**TASK REQUIREMENTS:**
Repeat each line of the material below exactly as it appears, minus any pictures.

**DATA BLOCK:**
'''
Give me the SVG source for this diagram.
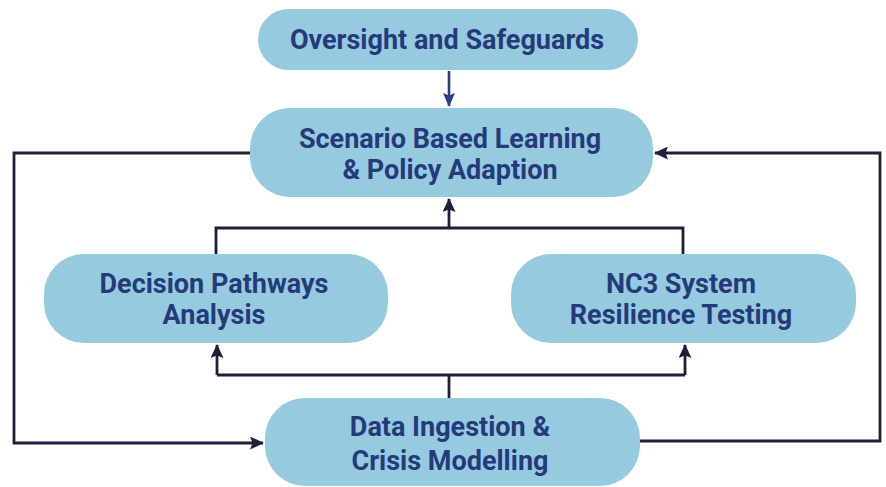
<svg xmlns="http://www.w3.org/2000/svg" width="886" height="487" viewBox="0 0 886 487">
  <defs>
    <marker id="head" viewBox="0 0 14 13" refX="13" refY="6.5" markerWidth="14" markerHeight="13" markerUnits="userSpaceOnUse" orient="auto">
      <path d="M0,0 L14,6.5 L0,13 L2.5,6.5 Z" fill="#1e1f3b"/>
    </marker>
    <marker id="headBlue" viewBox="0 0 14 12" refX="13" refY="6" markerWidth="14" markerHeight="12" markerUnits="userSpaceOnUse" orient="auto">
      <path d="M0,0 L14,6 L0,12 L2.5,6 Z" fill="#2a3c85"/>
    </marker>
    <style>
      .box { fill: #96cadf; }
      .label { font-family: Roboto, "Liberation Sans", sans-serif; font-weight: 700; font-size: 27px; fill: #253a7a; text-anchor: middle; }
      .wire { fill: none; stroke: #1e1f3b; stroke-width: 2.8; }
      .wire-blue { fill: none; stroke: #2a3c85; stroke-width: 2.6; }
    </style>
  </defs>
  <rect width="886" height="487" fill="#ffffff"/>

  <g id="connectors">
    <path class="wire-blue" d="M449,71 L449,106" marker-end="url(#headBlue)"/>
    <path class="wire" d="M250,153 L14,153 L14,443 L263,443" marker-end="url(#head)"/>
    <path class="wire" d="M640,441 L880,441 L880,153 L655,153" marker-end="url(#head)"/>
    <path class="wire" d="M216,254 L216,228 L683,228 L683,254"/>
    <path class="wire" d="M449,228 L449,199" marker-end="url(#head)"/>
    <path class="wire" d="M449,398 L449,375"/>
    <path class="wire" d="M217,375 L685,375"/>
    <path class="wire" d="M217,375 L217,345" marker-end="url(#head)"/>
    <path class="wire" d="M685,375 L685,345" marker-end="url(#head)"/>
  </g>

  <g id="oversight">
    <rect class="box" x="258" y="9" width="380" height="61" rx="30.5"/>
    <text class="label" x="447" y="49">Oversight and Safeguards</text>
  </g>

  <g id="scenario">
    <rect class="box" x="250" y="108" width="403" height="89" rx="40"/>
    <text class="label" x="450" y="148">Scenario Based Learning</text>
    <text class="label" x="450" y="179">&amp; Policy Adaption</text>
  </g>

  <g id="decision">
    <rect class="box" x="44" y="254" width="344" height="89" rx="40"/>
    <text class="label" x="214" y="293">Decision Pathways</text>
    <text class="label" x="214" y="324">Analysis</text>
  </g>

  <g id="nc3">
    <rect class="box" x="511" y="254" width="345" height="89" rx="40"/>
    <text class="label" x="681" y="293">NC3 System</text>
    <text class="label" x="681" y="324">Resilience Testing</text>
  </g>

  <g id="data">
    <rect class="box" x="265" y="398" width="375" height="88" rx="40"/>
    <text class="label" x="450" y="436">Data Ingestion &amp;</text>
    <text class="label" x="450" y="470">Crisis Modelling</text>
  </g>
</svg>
'''
**SOLUTION FOR THIS TASK:**
Give me the SVG source for this diagram.
<svg xmlns="http://www.w3.org/2000/svg" width="886" height="487" viewBox="0 0 886 487">
  <defs>
    <marker id="head" viewBox="0 0 14 13" refX="13" refY="6.5" markerWidth="14" markerHeight="13" markerUnits="userSpaceOnUse" orient="auto">
      <path d="M0,0 L14,6.5 L0,13 L2.5,6.5 Z" fill="#1e1f3b"/>
    </marker>
    <marker id="headBlue" viewBox="0 0 14 12" refX="13" refY="6" markerWidth="14" markerHeight="12" markerUnits="userSpaceOnUse" orient="auto">
      <path d="M0,0 L14,6 L0,12 L2.5,6 Z" fill="#2a3c85"/>
    </marker>
    <style>
      .box { fill: #96cadf; }
      .label { font-family: Roboto, "Liberation Sans", sans-serif; font-weight: 700; font-size: 27px; fill: #253a7a; text-anchor: middle; }
      .wire { fill: none; stroke: #1e1f3b; stroke-width: 2.8; }
      .wire-blue { fill: none; stroke: #2a3c85; stroke-width: 2.6; }
    </style>
  </defs>
  <rect width="886" height="487" fill="#ffffff"/>

  <g id="connectors">
    <path class="wire-blue" d="M449,71 L449,106" marker-end="url(#headBlue)"/>
    <path class="wire" d="M250,153 L14,153 L14,443 L263,443" marker-end="url(#head)"/>
    <path class="wire" d="M640,441 L880,441 L880,153 L655,153" marker-end="url(#head)"/>
    <path class="wire" d="M216,254 L216,228 L683,228 L683,254"/>
    <path class="wire" d="M449,228 L449,199" marker-end="url(#head)"/>
    <path class="wire" d="M449,398 L449,375"/>
    <path class="wire" d="M217,375 L685,375"/>
    <path class="wire" d="M217,375 L217,345" marker-end="url(#head)"/>
    <path class="wire" d="M685,375 L685,345" marker-end="url(#head)"/>
  </g>

  <g id="oversight">
    <rect class="box" x="258" y="9" width="380" height="61" rx="30.5"/>
    <text class="label" x="447" y="49">Oversight and Safeguards</text>
  </g>

  <g id="scenario">
    <rect class="box" x="250" y="108" width="403" height="89" rx="40"/>
    <text class="label" x="450" y="148">Scenario Based Learning</text>
    <text class="label" x="450" y="179">&amp; Policy Adaption</text>
  </g>

  <g id="decision">
    <rect class="box" x="44" y="254" width="344" height="89" rx="40"/>
    <text class="label" x="214" y="293">Decision Pathways</text>
    <text class="label" x="214" y="324">Analysis</text>
  </g>

  <g id="nc3">
    <rect class="box" x="511" y="254" width="345" height="89" rx="40"/>
    <text class="label" x="681" y="293">NC3 System</text>
    <text class="label" x="681" y="324">Resilience Testing</text>
  </g>

  <g id="data">
    <rect class="box" x="265" y="398" width="375" height="88" rx="40"/>
    <text class="label" x="450" y="436">Data Ingestion &amp;</text>
    <text class="label" x="450" y="470">Crisis Modelling</text>
  </g>
</svg>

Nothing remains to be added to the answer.